The Pentagon says the United States has seen evidence of what appeared to be active preparations by Syrian government forces for a possible chemical-weapons attack.
Pentagon spokesman Captain Jeff Davis said on June 27 that activity was detected at Syria's Shayrat airfield -- the same Syrian airfield that was struck by a U.S. missile attack in April.
Davis said U.S. intelligence detected preparations involving "specific aircraft in a specific hangar, both of which we know to be associated with chemical-weapons use."
The White House said late on June 26 that preparations by Syria were similar to those undertaken before a suspected chemical attack on April 4 that prompted President Donald Trump to order a cruise-missile strike on the Syrian airfield.
"As we have previously stated, the United States is in Syria to eliminate the Islamic State of Iraq and Syria," spokesman Sean Spicer said.
"If, however, [Syrian President Bashar al-Assad] conducts another mass-murder attack using chemical weapons, he and his military will pay a heavy price."
The U.S. ambassador to the United Nations, Nikki Haley, said that Russia and Iran, Assad's key allies in Syria's civil war, would also be responsible if such an attack took place.
Haley told a U.S. House of Representatives hearing on June 27 that the "goal is at this point not just to send Assad a message but to send Russia and Iran a message that if this happens again we are putting you on notice."

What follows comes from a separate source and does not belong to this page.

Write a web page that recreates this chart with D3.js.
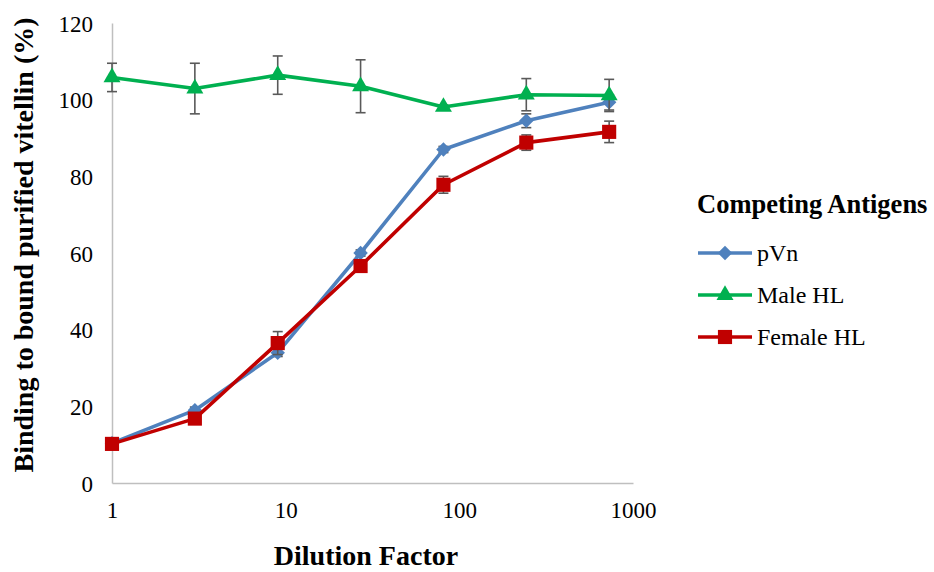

Russia denounced the White House warning, with Kremlin spokesman Dmitry Peskov saying, "We consider such threats against the Syrian leadership to be unacceptable."
"I am not aware of any information about a threat that chemical weapons can be used," Peskov added.
Trump ordered the strike on Syria's Shayrat airfield in April after what he said was a poison gas attack by Assad's government that killed at least 70 people -- a charge Damascus denied.
The strike put Washington in confrontation with Russia, which has backed Assad with air strikes in his 6-year-old civil war with rebels.
U.S. officials called the April intervention a "one-off" move intended to deter future chemical attacks and not an expansion of the U.S. role in Syria.